When you buy a gallon of milk today in the United States, you do so without the fear that it might kill you.
The same is true for when you open up a can of vegetables or a can of meat, or a can of any food product; you do so without the fear that what you’re about to eat, won’t kill you.
But it wasn’t always that way.
Upton Sinclair wrote a book that changed how people felt about meatpackers and the food industry in general as THE JUNGLE, a best-seller at the time of its release in 1906 outlined in detail the lack of sanitary conditions in the production plants that brought beef, pork, and sausage to America’s kitchen tables. THE JUNGLE outlined problems that a chemist/physician/author/professor by the name of Harvey Washington Wiley had been trying to get Congress to address for more than two decades.

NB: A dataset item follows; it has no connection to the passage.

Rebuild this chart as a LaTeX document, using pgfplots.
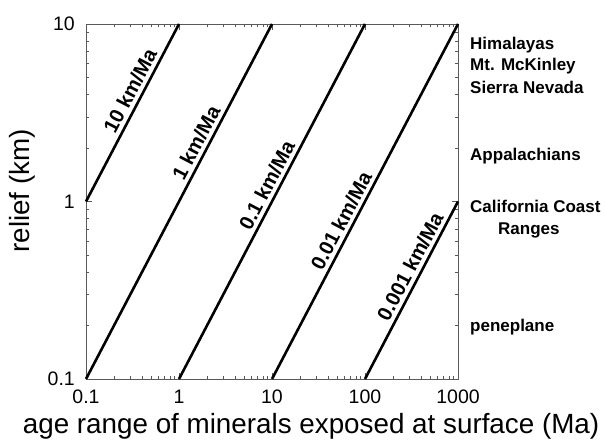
\documentclass[border=0pt]{standalone}
\usepackage{pgfplots}
\pgfplotsset{compat=1.18}
\usepackage{fontspec}
\setmainfont{Liberation Sans}
\begin{document}
\begin{tikzpicture}
\begin{axis}[
  scale only axis,
  width=372pt, height=355pt,
  xmode=log, ymode=log,
  xmin=0.1, xmax=1000, ymin=0.1, ymax=10,
  xtick={0.1,1,10,100,1000}, xticklabels={0.1,1,10,100,1000},
  ytick={0.1,1,10}, yticklabels={0.1,1,10},
  tick align=inside,
  major tick length=6pt, minor tick length=3.5pt,
  axis line style={draw=black!65, line width=0.8pt},
  every tick/.style={black!65, line width=0.6pt},
  tick label style={font=\fontsize{19.5}{19.5}\selectfont},
  xticklabel style={anchor=center, yshift=-18pt},
  yticklabel style={anchor=east, inner sep=0pt, xshift=-11pt},
  xlabel={age range of minerals exposed at surface (Ma)},
  ylabel={relief (km)},
  every axis x label/.style={at={(rel axis cs:0.605,0)}, yshift=-47pt, anchor=center, font=\fontsize{27.8}{27.8}\selectfont},
  every axis y label/.style={at={(rel axis cs:0,0.53)}, xshift=-64pt, rotate=90, anchor=center, font=\fontsize{27.8}{27.8}\selectfont},
  clip=false,
  /pgf/number format/assume math mode=true,
]
\addplot[black, line width=2.6pt] coordinates {(0.1,1) (1,10)}
  node[pos=0.59, sloped, above=0pt, font=\bfseries\fontsize{20.3}{20.3}\selectfont] {10 km/Ma};
\addplot[black, line width=2.6pt] coordinates {(0.1,0.1) (10,10)}
  node[pos=0.65, sloped, above=0pt, font=\bfseries\fontsize{20.3}{20.3}\selectfont] {1 km/Ma};
\addplot[black, line width=2.6pt] coordinates {(1,0.1) (100,10)}
  node[pos=0.53, sloped, above=0pt, font=\bfseries\fontsize{20.3}{20.3}\selectfont] {0.1 km/Ma};
\addplot[black, line width=2.6pt] coordinates {(10,0.1) (1000,10)}
  node[pos=0.43, sloped, above=0pt, font=\bfseries\fontsize{20.3}{20.3}\selectfont] {0.01 km/Ma};
\addplot[black, line width=2.6pt] coordinates {(100,0.1) (1000,1)}
  node[pos=0.60, sloped, above=0pt, font=\bfseries\fontsize{20.3}{20.3}\selectfont] {0.001 km/Ma};
\begin{scope}[every node/.style={anchor=base west, font=\bfseries\fontsize{17}{17}\selectfont, inner sep=0pt}]
\node at (rel axis cs:1,0.946) [xshift=12pt, yshift=-6pt] {Himalayas};
\node at (rel axis cs:1,0.885) [xshift=12pt, yshift=-6pt] {Mt. McKinley};
\node at (rel axis cs:1,0.820) [xshift=12pt, yshift=-6pt] {Sierra Nevada};
\node at (rel axis cs:1,0.631) [xshift=12pt, yshift=-6pt] {Appalachians};
\node at (rel axis cs:1,0.485) [xshift=12pt, yshift=-6pt] {California Coast};
\node at (rel axis cs:1,0.423) [xshift=40pt, yshift=-6pt] {Ranges};
\node at (rel axis cs:1,0.152) [xshift=12pt, yshift=-6pt] {peneplane};
\end{scope}
\path (rel axis cs:0,0) ++(-86pt,-65pt) rectangle ++(605pt,444pt);
\end{axis}
\end{tikzpicture}
\end{document}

Wiley had come close to securing legislation to address conditions that were so foul, such as the grinding up of human remains into sausage links, that even staunch business advocates and lobbyists for the likes of Armour, Cudahy, Wilson and Swift could no longer sugar coat that revelation when it appeared in THE JUNGLE; nor could Congress, nor the American public, nor America’s mothers who would no longer tolerate the lapse of good business by the powerful industrialists.
Harvey Washington Wiley didn’t give up when he tried to get a food safety bill passed. His detractors cited a loss of business and in turn jobs for American workers if the use of chemicals, such as Borax, were forbidden in the canning and packaging of meat. The lobbyists enlisted the papers to malign Wiley as un-American and too progressive, much like what happens today to those who advocate for clean green energy. But Wiley, one very obsessive determined individual found an ally in the woman’s suffragette movement. Although women couldn’t vote, they could influence their husbands and they did control the power of the purse when it came to purchasing the weekly groceries.
Wiley also found a food manufacturer, Heinz of Heinz 57 fame, who embraced Wiley’s ideas and saw the advantage in the opportunity to “clean-up” the industry of food processors. Heinz realized that if they manufactured their ketchup and other products without the use of harsh chemicals that could affect digestion and used “pure” food ingredients, the mothers of America would embrace their offerings and buy “pure,” over tainted any day. Heinz found that their sales skyrocketed from an ad campaign featuring their workers, many of them women, dressed in hairnets and sanitary uniforms at work stations that emphasized cleanliness, a form of Godliness that any mom could relate to.
Teddy Roosevelt noticed when women in western states that had the right to vote, made it known that they and mothers throughout the U.S. would not tolerate conditions that were simply awful for workers as well as consumers. With TR’s backing in 1906, The Pure Food & Drug Act was finally passed with overwhelming bipartisan support. The newspapers, the major media venue of the time, also saw the writing on the wall and began to back Wiley in spite of attempts by the lobbyists to paint the man as less than patriotic. TR tried to take credit for the legislation, but the public responded differently calling the new legislation, “Wiley’s Law.”
Wiley eventually got pushed aside by President Taft and other powerful Senators who found the man too progressive in his obsession to impose even further regulations for food safety. But a popular magazine offered Wiley an ideal position as their editor regarding health and food topics that eventually lead to his creation of what we now know as the Good Housekeeping Seal of Approval. Women were influenced by that affirmation when they selected products that they bought for their home and families.
Harvey Washington Wiley is a man with a great legacy even if today he gets very little credit for his determination and will to GO DO GOOD when it came to keeping Americans safe then and now.